### Entries with chart source code
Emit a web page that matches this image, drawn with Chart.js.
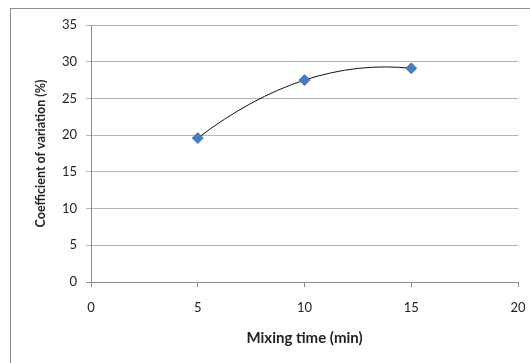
<!DOCTYPE html>
<html>
<head>
<meta charset="utf-8">
<script src="https://cdn.jsdelivr.net/npm/chart.js@4"></script>
<style>
  html, body { margin: 0; padding: 0; background: #fff; }
  #wrap { position: relative; width: 530px; height: 363px; overflow: hidden; }
  #frame { position: absolute; left: 10px; top: 8px; width: 600px; height: 400px; border: 1px solid #8c8c8c; }
  #chart { position: absolute; left: 0; top: 0; }
</style>
</head>
<body>
<div id="wrap">
  <div id="frame"></div>
  <canvas id="chart" width="530" height="363"></canvas>
</div>
<script>
// --- Data ---
const mixingTimes = [5, 10, 15];
const cvValues = [19.6, 27.5, 29.1];
const xTicks = [0, 5, 10, 15, 20];
const yTicks = [0, 5, 10, 15, 20, 25, 30, 35];

const points = mixingTimes.map((t, i) => ({ x: t, y: cvValues[i] }));
const fontFamily = 'Lato, "Open Sans", sans-serif';
const tickFont = { family: fontFamily, size: 13 };

// Smooth the trend line with 3-point finite-difference tangents
// (reproduces a parabola exactly, unlike Chart.js's end conditions)
const smoothTrend = {
    id: 'smoothTrend',
    beforeDatasetDraw(chart, args) {
        if (args.index !== 0) return;
        const line = args.meta.dataset;
        line.updateControlPoints(chart.chartArea, 'x');
        const pts = args.meta.data;
        const n = pts.length;
        if (n < 3) return;
        for (let i = 0; i < n; i++) {
            let m;
            if (i === 0) {
                m = (-3 * pts[0].y + 4 * pts[1].y - pts[2].y) / (pts[2].x - pts[0].x);
            } else if (i === n - 1) {
                m = (pts[i - 2].y - 4 * pts[i - 1].y + 3 * pts[i].y) / (pts[i].x - pts[i - 2].x);
            } else {
                m = (pts[i + 1].y - pts[i - 1].y) / (pts[i + 1].x - pts[i - 1].x);
            }
            const hPrev = i > 0 ? (pts[i].x - pts[i - 1].x) / 3 : 0;
            const hNext = i < n - 1 ? (pts[i + 1].x - pts[i].x) / 3 : 0;
            pts[i].cp1x = pts[i].x - hPrev;
            pts[i].cp1y = pts[i].y - m * hPrev;
            pts[i].cp2x = pts[i].x + hNext;
            pts[i].cp2y = pts[i].y + m * hNext;
        }
    }
};

new Chart(document.getElementById('chart'), {
    type: 'scatter',
    data: {
        datasets: [
            {
                data: points,
                showLine: true,
                borderColor: '#111',
                borderWidth: 1,
                tension: 0.4,
                pointRadius: 0,
                order: 2
            },
            {
                data: points,
                showLine: false,
                pointStyle: 'rectRot',
                pointRadius: 5.5,
                backgroundColor: '#4a7ebb',
                borderColor: '#4a7ebb',
                order: 1
            }
        ]
    },
    plugins: [smoothTrend],
    options: {
        responsive: false,
        animation: false,
        layout: { padding: { left: 0, top: 25, right: 2, bottom: 0 } },
        plugins: { legend: { display: false }, tooltip: { enabled: false } },
        scales: {
            x: {
                type: 'linear',
                min: 0, max: 20,
                afterFit: s => { s.height = 81; s.paddingRight = 12; },
                afterBuildTicks: s => { s.ticks = xTicks.map(v => ({ value: v })); },
                grid: { drawOnChartArea: false, drawTicks: true, tickLength: 5, color: '#8c8c8c' },
                border: { color: '#8c8c8c' },
                ticks: { font: tickFont, color: '#222', padding: 13 },
                title: {
                    display: true, text: 'Mixing time (min)', color: '#222',
                    font: { family: fontFamily, size: 15, weight: 'bold' },
                    padding: { top: 4, bottom: 16 }
                }
            },
            y: {
                min: 0, max: 35,
                afterFit: s => { s.width = 91; },
                afterBuildTicks: s => { s.ticks = yTicks.map(v => ({ value: v })); },
                grid: {
                    drawTicks: true, tickLength: 5,
                    color: ctx => ctx.tick && ctx.tick.value === 0 ? '#8c8c8c' : '#b4b4b4'
                },
                border: { color: '#8c8c8c' },
                ticks: { font: tickFont, color: '#222', padding: 9 },
                title: {
                    display: true, text: 'Coefficient of variation (%)', color: '#222',
                    font: { family: fontFamily, size: 12.5, weight: 'bold' },
                    padding: { top: 33, bottom: 4 }
                }
            }
        }
    }
});
</script>
</body>
</html>
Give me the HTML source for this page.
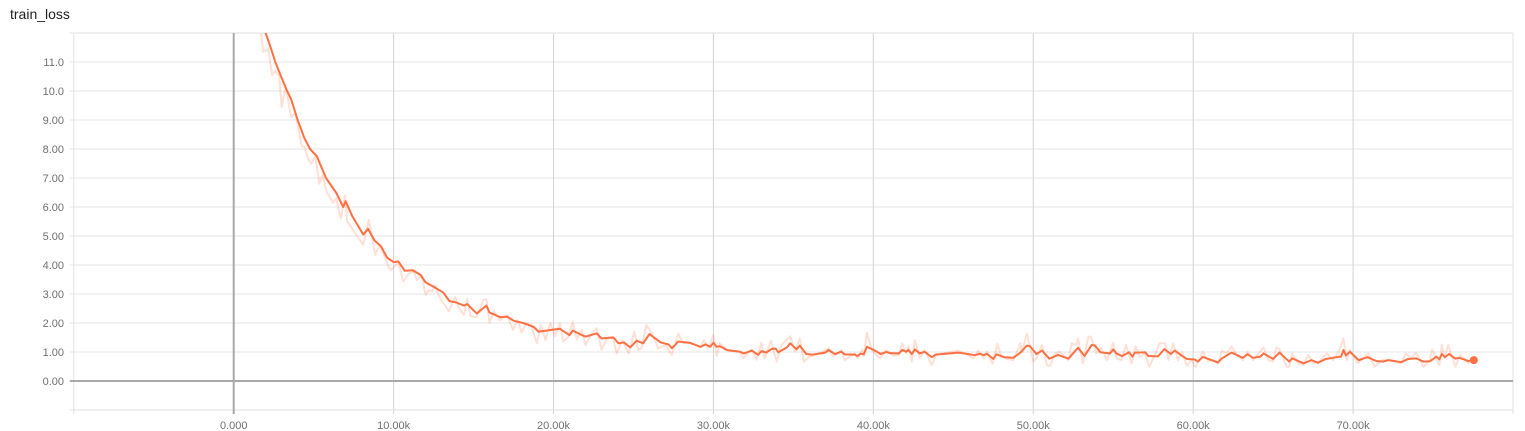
<!DOCTYPE html>
<html lang="en">
<head>
<meta charset="utf-8">
<title>train_loss</title>
<style>
html,body{margin:0;padding:0;background:#fff;width:1525px;height:431px;overflow:hidden}
svg{display:block;font-family:"Liberation Sans",sans-serif}
</style>
</head>
<body>
<svg id="chart" width="1525" height="431" viewBox="0 0 1525 431" xmlns="http://www.w3.org/2000/svg">
<defs><clipPath id="plot-clip"><rect x="73.8" y="33" width="1439.2" height="377"></rect></clipPath></defs>
<rect width="1525" height="431" fill="#ffffff"></rect>
<text x="10" y="19" font-size="14" fill="#212121">train_loss</text>
<g id="grid"></g>
<g id="axes"></g>
<g id="marks" clip-path="url(#plot-clip)"></g>
<g id="dot"></g>
</svg>
<script>
const xTicks = [0, 10, 20, 30, 40, 50, 60, 70];
const xTickLabels = ["0.000", "10.00k", "20.00k", "30.00k", "40.00k", "50.00k", "60.00k", "70.00k"];
const yTicks = [11, 10, 9, 8, 7, 6, 5, 4, 3, 2, 1, 0];
const yTickLabels = ["11.0", "10.0", "9.00", "8.00", "7.00", "6.00", "5.00", "4.00", "3.00", "2.00", "1.00", "0.00"];

const rawSteps = [1.4,1.85,2.15,2.4,2.6,2.85,3,3.25,3.6,3.85,4.25,4.45,4.65,4.85,5.1,5.35,5.55,5.8,6.2,6.4,6.7,6.95,7.1,7.4,8.1,8.45,8.85,9.15,9.7,9.85,10.3,10.6,10.95,11.25,11.45,11.75,12,12.2,12.4,12.6,12.8,13.45,13.85,14.05,14.4,14.6,14.8,15.2,15.6,15.8,16,16.25,16.67,17.1,17.45,17.75,18,18.3,18.6,18.95,19.2,19.5,19.8,20.1,20.4,20.6,20.95,21.2,21.45,21.75,22,22.35,22.7,23,23.35,23.7,23.95,24.3,24.7,25.05,25.3,25.5,25.8,26.15,26.55,27,27.4,27.8,28.1,28.65,29.2,29.4,29.7,30,30.2,30.4,30.85,31.65,31.85,32.4,32.7,33,33.2,33.6,33.95,34.25,34.8,35.1,35.4,35.65,36,36.65,37.2,37.5,38,38.2,38.85,39,39.3,39.4,39.6,39.9,40.4,40.8,41.25,41.6,41.8,42.05,42.2,42.4,42.6,42.9,43.2,43.65,43.95,44.7,45.3,45.9,46.25,46.55,46.9,47.1,47.45,47.75,48,48.45,48.75,49.2,49.3,49.6,50,50.2,50.55,50.85,51.05,51.35,51.65,52.2,52.4,52.7,52.8,53.1,53.45,53.6,53.95,54.25,54.6,55,55.2,55.5,55.8,56.15,56.4,56.65,57,57.25,57.6,57.9,58.25,58.45,58.75,59.05,59.3,59.6,59.9,60.15,60.6,60.95,61.25,61.55,61.8,62.1,62.4,62.7,63.1,63.4,63.75,64.4,64.7,65,65.2,65.4,65.85,66,66.2,66.55,66.9,67.2,67.5,67.8,68.35,68.75,69.1,69.4,69.6,69.8,70.3,70.95,71.35,71.8,72.2,73,73.3,73.6,73.95,74.4,74.8,74.95,75.4,75.55,75.7,75.95,76.4,76.7,77.2,77.55];
const rawLoss = [13.5,11.35,11.45,10.55,10.7,10.5,9.45,10.15,9.1,9.25,8.1,8.05,7.65,7.5,7.75,6.8,7.1,6.55,6.15,6.3,5.6,6.4,5.5,5.26,4.7,5.55,4.35,4.7,3.9,3.83,4.1,3.43,3.7,3.78,3.48,3.65,2.97,3.14,3.08,3.3,2.97,2.4,2.9,2.56,2.28,2.85,2.24,2.2,2.8,2.82,2,2.4,2.1,2.28,1.76,2.1,1.67,2,1.93,1.3,1.93,1.41,2,1.55,2,1.36,1.53,2.05,1.44,1.76,1.24,1.59,1.82,1.07,1.47,1.53,0.95,1.41,0.95,1.7,1.07,1.13,1.93,1.64,1.13,1.24,0.9,1.64,1.3,1.3,1.16,1.41,1.13,1.59,0.86,1.3,1.05,1.01,0.78,1.09,0.72,1.32,0.78,1.39,0.67,1.24,1.55,1.01,1.47,0.67,0.84,0.95,1.13,0.84,1.07,0.72,0.95,0.78,1.07,0.84,1.67,1.07,0.78,1.05,0.86,0.9,1.3,0.95,1.2,0.67,1.41,0.78,1.07,0.55,0.93,0.98,1.05,0.9,0.78,1.05,0.78,1.01,0.59,1.28,0.84,0.75,0.72,1.3,1,1.64,0.67,0.78,1.24,0.55,0.52,0.95,1.01,0.72,1.3,1.24,1.47,0.61,1.53,1.53,0.95,1.13,0.72,1.32,0.78,0.72,1.24,0.61,1.2,0.84,0.95,0.49,0.9,1.3,1.3,0.72,1.3,0.72,1.01,0.52,0.72,0.47,1.01,0.67,0.72,0.59,1.05,0.95,1.2,0.9,0.72,1.01,0.72,1.16,0.72,0.67,1.16,1.09,0.49,0.49,0.95,0.61,0.55,0.9,0.61,0.61,0.95,0.72,1.01,1.47,0.72,1.07,0.61,0.95,0.49,0.72,0.72,0.61,0.95,0.78,0.98,0.49,0.72,1.09,0.55,1.26,0.78,1.24,0.49,0.9,0.61,0.72];

const smoothSteps = [1.6,2,2.4,2.6,3,3.3,3.6,4,4.4,4.77,5.2,5.77,6.4,6.85,7,7.4,8.1,8.4,8.8,9.2,9.6,10,10.3,10.7,11.2,11.7,12,12.5,13.1,13.5,13.85,14.4,14.6,15.2,15.8,16,16.67,17.1,17.5,18.1,18.75,19.06,19.8,20.4,21,21.2,21.7,22,22.7,23,23.75,24.06,24.4,24.8,25.2,25.6,26,26.7,27.2,27.4,27.8,28.5,29.2,29.5,29.8,30,30.2,30.4,30.85,31.65,31.9,32.4,32.8,33,33.3,33.65,33.9,34.06,34.6,34.8,35.2,35.4,35.8,36.2,37,37.2,37.6,38,38.2,38.85,39,39.2,39.4,39.6,40.1,40.45,40.8,41.1,41.6,41.8,42.05,42.2,42.4,42.6,42.9,43.2,43.65,43.9,44.7,45.3,45.9,46.35,46.65,46.9,47.1,47.5,47.7,48.2,48.75,49.2,49.6,49.8,50.2,50.55,51,51.55,52.2,52.8,53.2,53.65,53.85,54.2,54.8,55,55.2,55.55,56,56.2,56.35,57,57.2,57.8,58.2,58.6,58.85,59.3,59.6,60.1,60.3,60.6,61.55,61.8,62.4,63.1,63.4,63.75,64.2,64.4,65,65.4,66,66.2,66.9,67.4,67.8,68.3,69.05,69.25,69.4,69.55,69.8,70.35,70.9,71.45,71.9,72.2,73,73.45,73.95,74.4,74.8,75.2,75.4,75.55,75.75,76,76.4,76.65,77.2,77.55];
const smoothLoss = [12.9,12,11.35,11,10.45,10.05,9.7,9,8.4,8,7.75,7,6.5,6,6.2,5.7,5.05,5.25,4.85,4.65,4.25,4.1,4.12,3.8,3.82,3.65,3.4,3.25,3.05,2.75,2.72,2.6,2.65,2.33,2.6,2.36,2.2,2.22,2.08,2,1.87,1.7,1.76,1.8,1.58,1.74,1.6,1.53,1.64,1.47,1.5,1.3,1.33,1.16,1.39,1.3,1.62,1.33,1.26,1.13,1.36,1.32,1.18,1.26,1.18,1.32,1.18,1.2,1.07,1.01,0.95,1.05,0.9,1.03,0.98,1.11,1.11,0.99,1.16,1.3,1.09,1.22,0.93,0.91,0.98,1.07,0.93,1.01,0.92,0.91,0.86,0.94,0.92,1.18,1.05,0.93,1,0.96,0.95,1.07,1.01,1.07,0.93,1.09,0.95,1.01,0.82,0.91,0.95,0.98,0.93,0.89,0.94,0.89,0.94,0.76,0.92,0.82,0.8,0.98,1.22,1.2,0.93,1.05,0.77,0.9,0.77,1.15,0.86,1.24,1.23,0.99,0.95,1.09,0.95,0.86,0.99,0.84,0.98,0.99,0.86,0.85,1.1,0.93,1.05,0.87,0.76,0.74,0.67,0.83,0.64,0.78,0.98,0.8,0.92,0.8,0.84,0.95,0.76,0.98,0.67,0.78,0.61,0.72,0.63,0.76,0.83,0.84,1.07,0.88,1.01,0.72,0.82,0.69,0.67,0.72,0.65,0.76,0.78,0.67,0.68,0.84,0.75,0.93,0.82,0.93,0.77,0.8,0.69,0.72];

const NS = "http://www.w3.org/2000/svg";
const xDomain = [-10, 80], xRange = [73.8, 1513];
const yDomain = [-1, 12], yRange = [410, 33];
function xScale(v) { return xRange[0] + (v - xDomain[0]) / (xDomain[1] - xDomain[0]) * (xRange[1] - xRange[0]); }
function yScale(v) { return yRange[0] + (v - yDomain[0]) / (yDomain[1] - yDomain[0]) * (yRange[1] - yRange[0]); }
function make(tag, attrs, parent) {
  const el = document.createElementNS(NS, tag);
  for (const k in attrs) el.setAttribute(k, attrs[k]);
  parent.appendChild(el);
  return el;
}
function pathFrom(xs, ys) {
  return xs.map((s, i) => (i ? "L" : "M") + xScale(s).toFixed(2) + " " + yScale(ys[i]).toFixed(2)).join("");
}
const grid = document.getElementById("grid");
const axes = document.getElementById("axes");
const marks = document.getElementById("marks");
const dotLayer = document.getElementById("dot");

yTicks.forEach((t, i) => {
  const y = yScale(t);
  const line = make("line", {x1: xRange[0] - 4, x2: xRange[1], y1: y, y2: y, stroke: t === 0 ? "#a9a9a9" : "#e6e6e6", "stroke-width": t === 0 ? 2 : 1}, t === 0 ? axes : grid);
  
  
  const label = make("text", {x: 64, y: y + 4, "text-anchor": "end", "font-size": 11, fill: "#707070"}, axes);
  label.textContent = yTickLabels[i];
  
  
});
xTicks.forEach((t, i) => {
  const x = xScale(t);
  const line = make("line", {x1: x, x2: x, y1: yRange[1], y2: yRange[0] + 4, stroke: t === 0 ? "#a9a9a9" : "#d2d2d2", "stroke-width": t === 0 ? 2 : 1}, t === 0 ? axes : grid);
  
  
  const label = make("text", {x: x, y: 429, "text-anchor": "middle", "font-size": 11, fill: "#707070"}, axes);
  label.textContent = xTickLabels[i];
  
  
});

const frame = make("path", {d: "M69.8 33H1513M69.8 410H1513M73.8 33V414M1513 33V414", fill: "none", stroke: "#e0e0e0", "stroke-width": 1}, grid);



const rawLine = make("path", {d: pathFrom(rawSteps, rawLoss), fill: "none", stroke: "#ff7043", "stroke-opacity": 0.22, "stroke-width": 2, "stroke-linejoin": "round"}, marks);



const smoothLine = make("path", {d: pathFrom(smoothSteps, smoothLoss), fill: "none", stroke: "#ff7043", "stroke-width": 2, "stroke-linejoin": "round"}, marks);



const last = smoothSteps.length - 1;
const endDot = make("circle", {cx: xScale(smoothSteps[last]), cy: yScale(smoothLoss[last]), r: 4, fill: "#ff7043"}, dotLayer);


</script>
</body>
</html>
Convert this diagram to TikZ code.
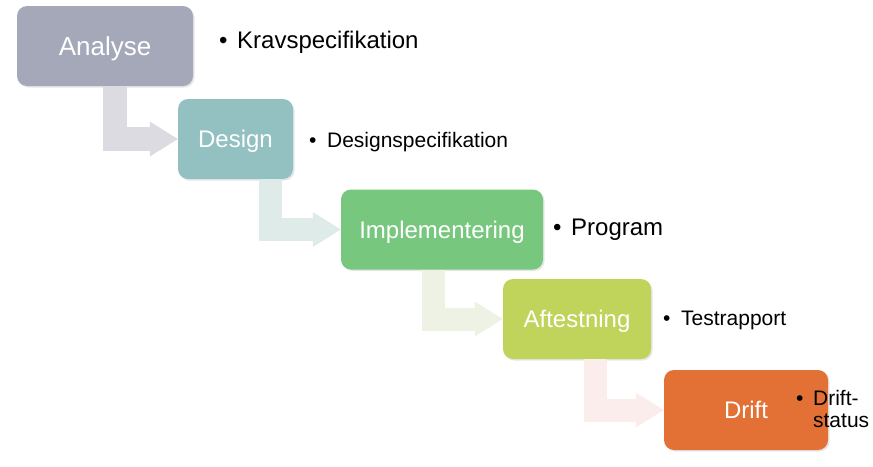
\documentclass[tikz,border=0pt]{standalone}
\usepackage{fontspec}
\setmainfont{Liberation Sans}
\usetikzlibrary{arrows.meta,calc,shadows}
\definecolor{analysecol}{HTML}{A5A8B9}
\definecolor{designcol}{HTML}{93C1C2}
\definecolor{implcol}{HTML}{77C77E}
\definecolor{testcol}{HTML}{C0D35B}
\definecolor{driftcol}{HTML}{E37135}
\definecolor{flowa}{HTML}{DCDBE2}
\definecolor{flowb}{HTML}{DEEBE8}
\definecolor{flowc}{HTML}{EEF2E4}
\definecolor{flowd}{HTML}{FBEDEB}
\begin{document}
\begin{tikzpicture}[x=1pt, y=-1pt,
  phase/.style={rectangle, rounded corners=10pt, minimum height=80pt, inner sep=0pt, text=white,
    font=\fontsize{24}{28}\selectfont, text height=17.2pt, text depth=0pt,
    drop shadow={shadow xshift=1.5pt, shadow yshift=-1.5pt, opacity=0.2}},
  result/.style={anchor=base west, inner sep=0pt, font=\fontsize{21}{22}\selectfont},
  flow/.style={line width=23pt, line join=miter, -{Triangle[length=28pt, width=35pt, line width=0pt]}}]
\useasboundingbox (0,0) rectangle (873,466);
\node[phase, fill=analysecol, minimum width=176pt, font=\fontsize{26}{30}\selectfont, text height=18.6pt] (analyse) at (105,46) {Analyse};
\node[phase, fill=designcol, minimum width=115pt] (design) at (235.5,139) {Design};
\node[phase, fill=implcol, minimum width=202pt] (impl) at (442,229.5) {Implementering};
\node[phase, fill=testcol, minimum width=148pt] (test) at (577,319) {Aftestning};
\node[phase, fill=driftcol, minimum width=164pt] (drift) at (746,410) {Drift};
\draw[flow, flowa, line width=24pt] ($(analyse.south west)+(98,0)$) |- (design.west);
\draw[flow, flowb] ($(design.south west)+(93,0)$) |- (impl.west);
\draw[flow, flowc] ($(impl.south west)+(93,0)$) |- (test.west);
\draw[flow, flowd] ($(test.south west)+(93,0)$) |- (drift.west);
\node[result, font=\fontsize{24}{26}\selectfont] (krav) at (219,48) {\textbullet\hspace{9.6pt}Kravspecifikation};
\node[result] (designspec) at (309,147) {\textbullet\hspace{10.6pt}Designspecifikation};
\node[result, font=\fontsize{24}{26}\selectfont] (program) at (553,235) {\textbullet\hspace{9.6pt}Program};
\node[result] (rapport) at (663,325) {\textbullet\hspace{10.6pt}Testrapport};
\node[result] (status) at (796,405) {\textbullet\hspace{9.6pt}\begin{tabular}[t]{@{}l@{}}Drift-\\status\end{tabular}};
\end{tikzpicture}
\end{document}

### STATED PROBLEM
Please repeat exactly the data above from its first line to the line that contains "fontFamily, size: 13", inclusive, and leave every picture out.

### OUTPUT FOR THIS EXERCISE
Emit a web page that matches this image, drawn with Chart.js.
<!DOCTYPE html>
<html>
<head>
<meta charset="utf-8">
<script src="https://cdn.jsdelivr.net/npm/chart.js@4"></script>
<style>
  html, body { margin: 0; padding: 0; background: #fff; }
  #wrap { position: relative; width: 530px; height: 363px; overflow: hidden; }
  #frame { position: absolute; left: 10px; top: 8px; width: 600px; height: 400px; border: 1px solid #8c8c8c; }
  #chart { position: absolute; left: 0; top: 0; }
</style>
</head>
<body>
<div id="wrap">
  <div id="frame"></div>
  <canvas id="chart" width="530" height="363"></canvas>
</div>
<script>
// --- Data ---
const mixingTimes = [5, 10, 15];
const cvValues = [19.6, 27.5, 29.1];
const xTicks = [0, 5, 10, 15, 20];
const yTicks = [0, 5, 10, 15, 20, 25, 30, 35];

const points = mixingTimes.map((t, i) => ({ x: t, y: cvValues[i] }));
const fontFamily = 'Lato, "Open Sans", sans-serif';
const tickFont = { family: fontFamily, size: 13 };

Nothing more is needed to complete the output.